* **Exercise brief**: Without the pictures, return each record as it appears.

* **Material**:
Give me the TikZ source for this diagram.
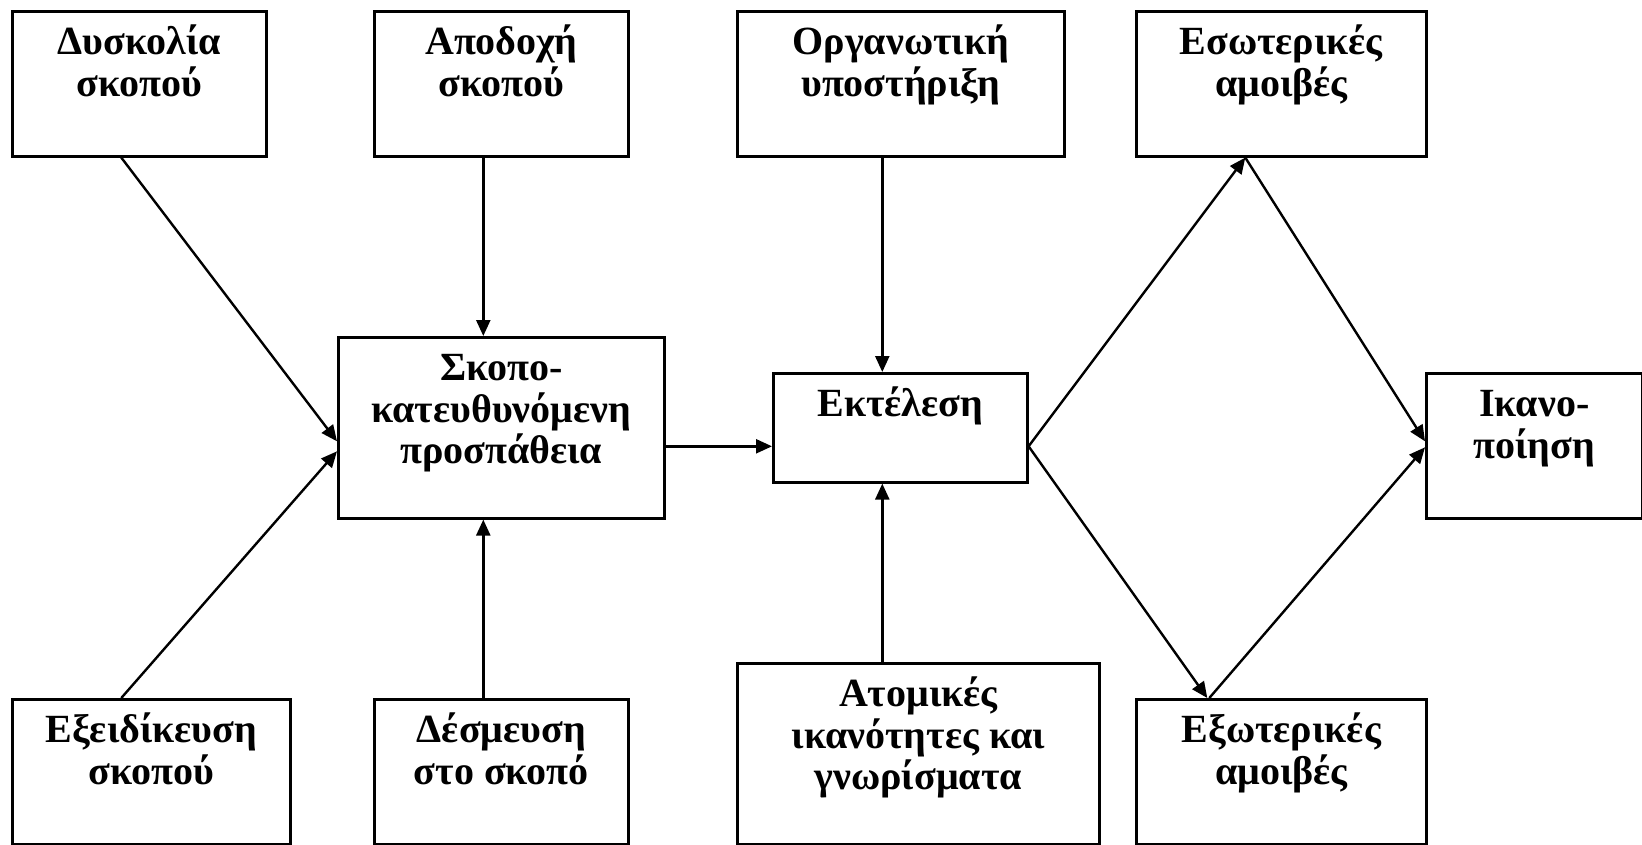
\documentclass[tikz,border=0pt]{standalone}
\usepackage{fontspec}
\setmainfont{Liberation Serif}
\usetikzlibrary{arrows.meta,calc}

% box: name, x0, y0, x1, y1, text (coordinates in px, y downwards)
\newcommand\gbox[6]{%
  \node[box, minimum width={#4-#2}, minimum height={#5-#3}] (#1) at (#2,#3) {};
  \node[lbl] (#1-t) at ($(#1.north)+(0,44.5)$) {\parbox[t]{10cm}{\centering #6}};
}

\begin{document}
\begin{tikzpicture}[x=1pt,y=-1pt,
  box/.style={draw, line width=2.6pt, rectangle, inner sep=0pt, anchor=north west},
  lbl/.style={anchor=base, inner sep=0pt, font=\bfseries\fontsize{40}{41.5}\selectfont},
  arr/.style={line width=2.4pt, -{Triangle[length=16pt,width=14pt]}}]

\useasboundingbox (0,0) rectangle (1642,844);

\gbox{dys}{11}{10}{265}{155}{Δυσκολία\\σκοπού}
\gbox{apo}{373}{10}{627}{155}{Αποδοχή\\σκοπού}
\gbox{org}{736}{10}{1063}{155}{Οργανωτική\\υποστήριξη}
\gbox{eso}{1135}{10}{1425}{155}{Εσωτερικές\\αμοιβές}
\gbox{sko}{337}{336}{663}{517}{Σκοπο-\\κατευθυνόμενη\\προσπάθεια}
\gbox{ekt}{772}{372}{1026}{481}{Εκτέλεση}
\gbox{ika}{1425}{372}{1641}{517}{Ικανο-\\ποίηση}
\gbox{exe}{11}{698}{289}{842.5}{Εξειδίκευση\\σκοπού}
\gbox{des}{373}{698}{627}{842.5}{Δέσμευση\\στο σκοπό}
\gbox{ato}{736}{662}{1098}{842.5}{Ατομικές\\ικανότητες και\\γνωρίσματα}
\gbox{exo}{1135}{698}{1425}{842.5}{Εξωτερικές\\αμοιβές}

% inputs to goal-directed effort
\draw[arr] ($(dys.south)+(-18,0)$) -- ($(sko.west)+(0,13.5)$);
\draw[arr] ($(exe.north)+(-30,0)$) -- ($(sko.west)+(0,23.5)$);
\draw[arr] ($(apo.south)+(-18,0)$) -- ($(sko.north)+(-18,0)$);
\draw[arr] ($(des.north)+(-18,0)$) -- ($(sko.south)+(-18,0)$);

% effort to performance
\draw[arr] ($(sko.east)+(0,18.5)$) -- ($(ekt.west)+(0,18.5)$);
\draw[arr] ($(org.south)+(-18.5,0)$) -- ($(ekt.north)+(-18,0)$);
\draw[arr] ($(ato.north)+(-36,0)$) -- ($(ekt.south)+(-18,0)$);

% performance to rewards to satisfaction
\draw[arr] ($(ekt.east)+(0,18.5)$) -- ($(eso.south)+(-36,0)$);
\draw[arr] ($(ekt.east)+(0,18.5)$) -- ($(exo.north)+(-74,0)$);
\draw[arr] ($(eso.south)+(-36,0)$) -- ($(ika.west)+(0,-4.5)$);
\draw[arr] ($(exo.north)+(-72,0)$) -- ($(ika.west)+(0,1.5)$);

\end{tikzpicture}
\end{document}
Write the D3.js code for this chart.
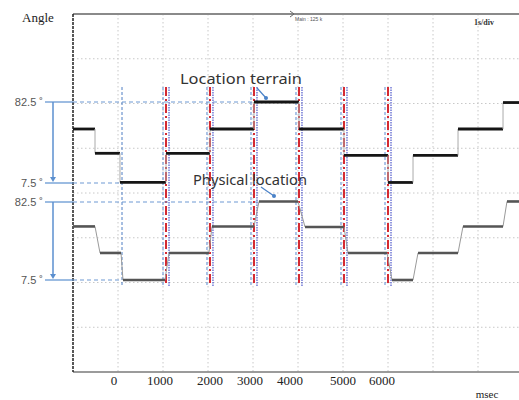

* **Full solution**:
Give me the TikZ source for this diagram.
\documentclass[tikz,border=0pt]{standalone}
\usepackage{fontspec}
\setmainfont{Liberation Serif}
\usetikzlibrary{arrows.meta,calc}

% box: name, x0, y0, x1, y1, text (coordinates in px, y downwards)
\newcommand\gbox[6]{%
  \node[box, minimum width={#4-#2}, minimum height={#5-#3}] (#1) at (#2,#3) {};
  \node[lbl] (#1-t) at ($(#1.north)+(0,44.5)$) {\parbox[t]{10cm}{\centering #6}};
}

\begin{document}
\begin{tikzpicture}[x=1pt,y=-1pt,
  box/.style={draw, line width=2.6pt, rectangle, inner sep=0pt, anchor=north west},
  lbl/.style={anchor=base, inner sep=0pt, font=\bfseries\fontsize{40}{41.5}\selectfont},
  arr/.style={line width=2.4pt, -{Triangle[length=16pt,width=14pt]}}]

\useasboundingbox (0,0) rectangle (1642,844);

\gbox{dys}{11}{10}{265}{155}{Δυσκολία\\σκοπού}
\gbox{apo}{373}{10}{627}{155}{Αποδοχή\\σκοπού}
\gbox{org}{736}{10}{1063}{155}{Οργανωτική\\υποστήριξη}
\gbox{eso}{1135}{10}{1425}{155}{Εσωτερικές\\αμοιβές}
\gbox{sko}{337}{336}{663}{517}{Σκοπο-\\κατευθυνόμενη\\προσπάθεια}
\gbox{ekt}{772}{372}{1026}{481}{Εκτέλεση}
\gbox{ika}{1425}{372}{1641}{517}{Ικανο-\\ποίηση}
\gbox{exe}{11}{698}{289}{842.5}{Εξειδίκευση\\σκοπού}
\gbox{des}{373}{698}{627}{842.5}{Δέσμευση\\στο σκοπό}
\gbox{ato}{736}{662}{1098}{842.5}{Ατομικές\\ικανότητες και\\γνωρίσματα}
\gbox{exo}{1135}{698}{1425}{842.5}{Εξωτερικές\\αμοιβές}

% inputs to goal-directed effort
\draw[arr] ($(dys.south)+(-18,0)$) -- ($(sko.west)+(0,13.5)$);
\draw[arr] ($(exe.north)+(-30,0)$) -- ($(sko.west)+(0,23.5)$);
\draw[arr] ($(apo.south)+(-18,0)$) -- ($(sko.north)+(-18,0)$);
\draw[arr] ($(des.north)+(-18,0)$) -- ($(sko.south)+(-18,0)$);

% effort to performance
\draw[arr] ($(sko.east)+(0,18.5)$) -- ($(ekt.west)+(0,18.5)$);
\draw[arr] ($(org.south)+(-18.5,0)$) -- ($(ekt.north)+(-18,0)$);
\draw[arr] ($(ato.north)+(-36,0)$) -- ($(ekt.south)+(-18,0)$);

% performance to rewards to satisfaction
\draw[arr] ($(ekt.east)+(0,18.5)$) -- ($(eso.south)+(-36,0)$);
\draw[arr] ($(ekt.east)+(0,18.5)$) -- ($(exo.north)+(-74,0)$);
\draw[arr] ($(eso.south)+(-36,0)$) -- ($(ika.west)+(0,-4.5)$);
\draw[arr] ($(exo.north)+(-72,0)$) -- ($(ika.west)+(0,1.5)$);

\end{tikzpicture}
\end{document}
Write the D3.js code for this chart.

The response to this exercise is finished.